Must Reads If You Love 'The City' by Dean Koontz
The City, by Dean Koontz, is a seething tale of terrorism and all the realities of our modern age. We are drawn into the story of Jonah, who grows up amid the chaos and devastation of a society (and family) in various states of chaos. Despite all the loss, Koontz leaves us with a sense of abiding hope--faith in the possibility that words, music and even art will offer meaning... a way to survive no matter what may come.
I will never forget the day that I sat in on the lecture by the authors of Farewell to Manzanar. There's nothing quite like learning more about the ways in which real-life history intersects fiction. It adds a razor's edge focal point, a new way to re-envision long-held beliefs and perspectives. If there really is such a thing as the "American dream," how does the nightmare of a "desert ghetto" fit into that overarching theme in American literature? Is there a disconnect? If we look at the dream, and compare it the realities, are the two mutually exclusive?
Farewell to Manzanar offers an intriguing perspective on the Japanese-American experience during World War II, but you man also discover intriguing insights into the lives and experiences of the Japanese Americans in The City, by Dean Koonz
If you've ever read A Prayer for Owen Meany, it's likely to stay with you for a long time, if not forever. There's something about the events in Owen's life that draw toward an inevitable conclusion. In The City, Jonah wonders (and asks Miss Pearl) what he's supposed to do. His life has been placed upon a path; each day brings him closer to the inevitable. In A Prayer for Owen Meany, he knows that he's "God's instrument." Still, we're drawn to the similar elements, which incorporate the overpowering forces of faith, friendship and fate.
I love To Kill a Mockingbird, by Harper Lee; so it's probably not so shocking that you'd find this book on a list of "must-read" novels!
It's also a testament to the greatness of Atticus and all his clan--that we're still referring back to Lee's controversial classic, even when we're trying to make sense of the most contemporary of novels. All that it takes for evil to succeed is for good people to do nothing.
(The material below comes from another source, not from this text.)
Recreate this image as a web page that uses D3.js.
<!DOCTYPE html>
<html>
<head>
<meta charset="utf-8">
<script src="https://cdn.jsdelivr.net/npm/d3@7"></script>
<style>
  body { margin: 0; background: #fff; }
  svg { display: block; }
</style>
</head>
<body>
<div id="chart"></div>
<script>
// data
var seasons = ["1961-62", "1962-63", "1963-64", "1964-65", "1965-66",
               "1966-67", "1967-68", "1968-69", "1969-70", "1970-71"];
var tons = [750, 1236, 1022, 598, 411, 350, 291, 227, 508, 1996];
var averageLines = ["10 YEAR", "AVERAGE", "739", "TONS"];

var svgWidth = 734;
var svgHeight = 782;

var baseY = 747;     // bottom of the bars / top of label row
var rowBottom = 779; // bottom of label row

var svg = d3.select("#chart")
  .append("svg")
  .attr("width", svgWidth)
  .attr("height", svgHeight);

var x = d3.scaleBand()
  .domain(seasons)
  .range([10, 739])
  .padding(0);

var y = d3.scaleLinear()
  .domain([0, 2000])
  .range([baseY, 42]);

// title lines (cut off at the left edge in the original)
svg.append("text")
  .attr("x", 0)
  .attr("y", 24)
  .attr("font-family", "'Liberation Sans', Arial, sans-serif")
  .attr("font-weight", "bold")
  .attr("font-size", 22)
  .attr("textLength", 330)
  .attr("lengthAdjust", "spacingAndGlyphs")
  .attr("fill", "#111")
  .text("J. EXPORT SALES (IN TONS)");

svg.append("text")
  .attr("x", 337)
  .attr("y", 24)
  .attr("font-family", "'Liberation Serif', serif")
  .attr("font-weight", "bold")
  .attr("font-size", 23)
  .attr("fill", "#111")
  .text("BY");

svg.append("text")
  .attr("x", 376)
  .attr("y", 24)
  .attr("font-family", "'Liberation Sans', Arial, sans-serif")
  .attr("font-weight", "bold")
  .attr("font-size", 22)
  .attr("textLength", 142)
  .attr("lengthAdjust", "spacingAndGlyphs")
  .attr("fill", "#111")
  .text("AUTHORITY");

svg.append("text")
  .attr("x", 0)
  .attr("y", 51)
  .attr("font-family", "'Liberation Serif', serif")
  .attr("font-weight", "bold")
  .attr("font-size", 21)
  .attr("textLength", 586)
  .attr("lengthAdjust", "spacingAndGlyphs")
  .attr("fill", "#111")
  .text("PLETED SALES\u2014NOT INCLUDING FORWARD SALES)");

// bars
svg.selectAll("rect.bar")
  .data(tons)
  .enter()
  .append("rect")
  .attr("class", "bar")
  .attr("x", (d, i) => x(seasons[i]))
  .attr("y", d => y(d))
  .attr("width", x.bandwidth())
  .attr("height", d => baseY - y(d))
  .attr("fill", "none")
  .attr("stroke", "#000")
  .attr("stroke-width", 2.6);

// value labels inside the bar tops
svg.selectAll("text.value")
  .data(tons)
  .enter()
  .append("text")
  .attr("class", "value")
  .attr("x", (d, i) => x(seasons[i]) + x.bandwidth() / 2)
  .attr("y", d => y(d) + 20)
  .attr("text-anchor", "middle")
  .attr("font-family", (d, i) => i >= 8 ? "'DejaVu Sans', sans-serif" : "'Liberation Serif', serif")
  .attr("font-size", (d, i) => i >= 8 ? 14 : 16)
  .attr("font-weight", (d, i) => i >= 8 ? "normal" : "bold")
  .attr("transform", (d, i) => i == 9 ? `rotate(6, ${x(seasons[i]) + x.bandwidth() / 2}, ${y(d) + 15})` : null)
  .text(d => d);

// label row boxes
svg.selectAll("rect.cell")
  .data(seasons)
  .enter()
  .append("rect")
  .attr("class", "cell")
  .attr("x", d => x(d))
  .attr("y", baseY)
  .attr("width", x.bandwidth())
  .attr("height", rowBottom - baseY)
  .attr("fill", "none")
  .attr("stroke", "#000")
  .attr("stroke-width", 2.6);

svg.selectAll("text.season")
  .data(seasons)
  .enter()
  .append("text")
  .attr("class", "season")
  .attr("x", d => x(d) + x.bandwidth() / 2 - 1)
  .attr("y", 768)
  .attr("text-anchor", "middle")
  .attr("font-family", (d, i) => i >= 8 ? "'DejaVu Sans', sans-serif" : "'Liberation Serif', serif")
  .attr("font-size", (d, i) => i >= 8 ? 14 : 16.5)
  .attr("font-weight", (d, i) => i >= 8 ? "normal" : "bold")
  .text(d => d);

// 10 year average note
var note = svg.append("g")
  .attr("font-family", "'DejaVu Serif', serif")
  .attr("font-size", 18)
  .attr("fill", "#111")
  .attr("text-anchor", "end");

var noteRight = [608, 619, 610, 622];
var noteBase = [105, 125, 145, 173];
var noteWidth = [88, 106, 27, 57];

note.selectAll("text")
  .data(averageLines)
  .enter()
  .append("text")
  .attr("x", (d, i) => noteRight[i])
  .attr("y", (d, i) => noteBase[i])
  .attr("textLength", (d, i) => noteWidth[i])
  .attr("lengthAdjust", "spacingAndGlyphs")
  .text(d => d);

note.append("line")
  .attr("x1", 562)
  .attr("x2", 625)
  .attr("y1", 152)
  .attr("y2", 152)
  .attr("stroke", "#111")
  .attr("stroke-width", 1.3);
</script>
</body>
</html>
And, "courage" doesn't mean you're not afraid... just that you push through your fear. You do what's right anyway.
It's the fourth book that Mildred Taylor wrote about the Logan family, but this one was the first one I read about Cassie and her family. This novel was set in the Great Depression, which as all books--fiction and nonfiction--tell us was a devastating time in our history. But, we're also allowed to see courage and strength... that brilliant tenacity that will endear the characters with us for a long time (perhaps forever).
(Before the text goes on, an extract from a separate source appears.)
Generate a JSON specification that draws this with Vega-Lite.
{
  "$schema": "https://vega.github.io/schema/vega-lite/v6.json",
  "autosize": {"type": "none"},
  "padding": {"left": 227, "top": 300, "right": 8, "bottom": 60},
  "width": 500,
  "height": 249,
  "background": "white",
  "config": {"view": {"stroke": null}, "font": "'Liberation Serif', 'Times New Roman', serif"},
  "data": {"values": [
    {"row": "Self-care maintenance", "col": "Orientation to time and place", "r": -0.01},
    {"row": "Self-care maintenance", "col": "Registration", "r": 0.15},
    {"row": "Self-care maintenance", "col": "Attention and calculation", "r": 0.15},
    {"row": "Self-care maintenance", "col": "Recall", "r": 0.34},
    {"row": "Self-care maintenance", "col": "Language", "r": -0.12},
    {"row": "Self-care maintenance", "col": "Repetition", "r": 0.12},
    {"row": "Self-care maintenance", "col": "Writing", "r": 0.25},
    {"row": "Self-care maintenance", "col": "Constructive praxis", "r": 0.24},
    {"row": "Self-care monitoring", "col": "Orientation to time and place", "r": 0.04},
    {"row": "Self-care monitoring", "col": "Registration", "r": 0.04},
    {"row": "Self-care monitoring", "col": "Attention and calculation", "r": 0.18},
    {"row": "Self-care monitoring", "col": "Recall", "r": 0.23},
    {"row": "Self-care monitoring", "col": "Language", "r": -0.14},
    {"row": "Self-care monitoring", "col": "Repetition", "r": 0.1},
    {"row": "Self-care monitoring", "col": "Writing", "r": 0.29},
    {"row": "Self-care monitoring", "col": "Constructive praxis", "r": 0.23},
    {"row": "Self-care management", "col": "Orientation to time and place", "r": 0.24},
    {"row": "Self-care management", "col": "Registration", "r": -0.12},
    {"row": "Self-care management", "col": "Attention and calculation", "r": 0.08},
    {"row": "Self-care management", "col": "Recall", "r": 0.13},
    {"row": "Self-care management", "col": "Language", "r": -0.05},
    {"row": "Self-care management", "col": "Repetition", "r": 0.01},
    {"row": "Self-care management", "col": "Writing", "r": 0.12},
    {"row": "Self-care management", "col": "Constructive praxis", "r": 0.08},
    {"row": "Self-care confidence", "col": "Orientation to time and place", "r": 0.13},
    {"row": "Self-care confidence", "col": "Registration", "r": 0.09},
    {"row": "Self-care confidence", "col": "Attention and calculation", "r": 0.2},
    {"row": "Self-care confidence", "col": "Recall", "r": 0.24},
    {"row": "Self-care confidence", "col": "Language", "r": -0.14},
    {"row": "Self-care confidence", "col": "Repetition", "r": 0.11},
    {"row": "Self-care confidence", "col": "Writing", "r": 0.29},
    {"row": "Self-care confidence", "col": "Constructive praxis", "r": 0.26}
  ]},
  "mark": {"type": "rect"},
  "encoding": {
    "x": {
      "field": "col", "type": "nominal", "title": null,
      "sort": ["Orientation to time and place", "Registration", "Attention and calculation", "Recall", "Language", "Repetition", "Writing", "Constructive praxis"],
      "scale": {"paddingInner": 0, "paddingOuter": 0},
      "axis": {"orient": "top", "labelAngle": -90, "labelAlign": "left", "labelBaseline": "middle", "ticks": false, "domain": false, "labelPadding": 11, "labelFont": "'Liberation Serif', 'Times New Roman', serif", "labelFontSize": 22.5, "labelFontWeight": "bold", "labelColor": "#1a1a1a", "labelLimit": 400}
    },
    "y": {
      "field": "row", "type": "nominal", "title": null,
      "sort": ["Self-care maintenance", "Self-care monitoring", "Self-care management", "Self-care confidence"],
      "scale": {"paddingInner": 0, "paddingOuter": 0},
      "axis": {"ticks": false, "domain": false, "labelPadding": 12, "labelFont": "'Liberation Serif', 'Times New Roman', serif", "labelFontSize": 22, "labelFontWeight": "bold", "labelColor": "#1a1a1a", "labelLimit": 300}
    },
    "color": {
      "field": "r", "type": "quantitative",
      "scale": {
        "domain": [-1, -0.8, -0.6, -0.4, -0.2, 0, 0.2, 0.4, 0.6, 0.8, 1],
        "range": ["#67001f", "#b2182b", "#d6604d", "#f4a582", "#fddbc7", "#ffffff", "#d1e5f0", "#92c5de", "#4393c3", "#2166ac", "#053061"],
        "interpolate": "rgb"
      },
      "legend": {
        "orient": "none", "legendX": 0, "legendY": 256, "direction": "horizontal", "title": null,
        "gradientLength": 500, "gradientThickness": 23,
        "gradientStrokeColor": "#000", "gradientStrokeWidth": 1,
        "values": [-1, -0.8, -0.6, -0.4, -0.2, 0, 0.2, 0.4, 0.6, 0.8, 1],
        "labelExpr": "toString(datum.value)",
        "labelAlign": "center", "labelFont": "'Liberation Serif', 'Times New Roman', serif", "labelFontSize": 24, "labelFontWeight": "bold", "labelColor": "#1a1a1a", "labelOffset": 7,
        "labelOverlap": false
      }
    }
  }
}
And, when I read The City, by Dean Koontz, I was forced to recall this quote: “Baby, we have no choice of what color we’re born or who our parents are or whether we’re rich or poor. What we do have is some choice over what we make of our lives once we’re here."
Yes, the story of Anne Frank is well-known, but it's still possible (even likely) that you've never actually read all of the autobiographical words that we have from her. This is her letter to the world, although she'd seen so little of it. Her words depict the horrors of war, the realities of humanity, but also some sense of forgiveness, hope and a belief in the goodness of others.
Anything can happen. That's certain, whether we're reading Anne Frank's story or this novel by Dean Koontz. In The City, our main characters encounter evil, pain, loss and death. Yet, Jonah rises above all that.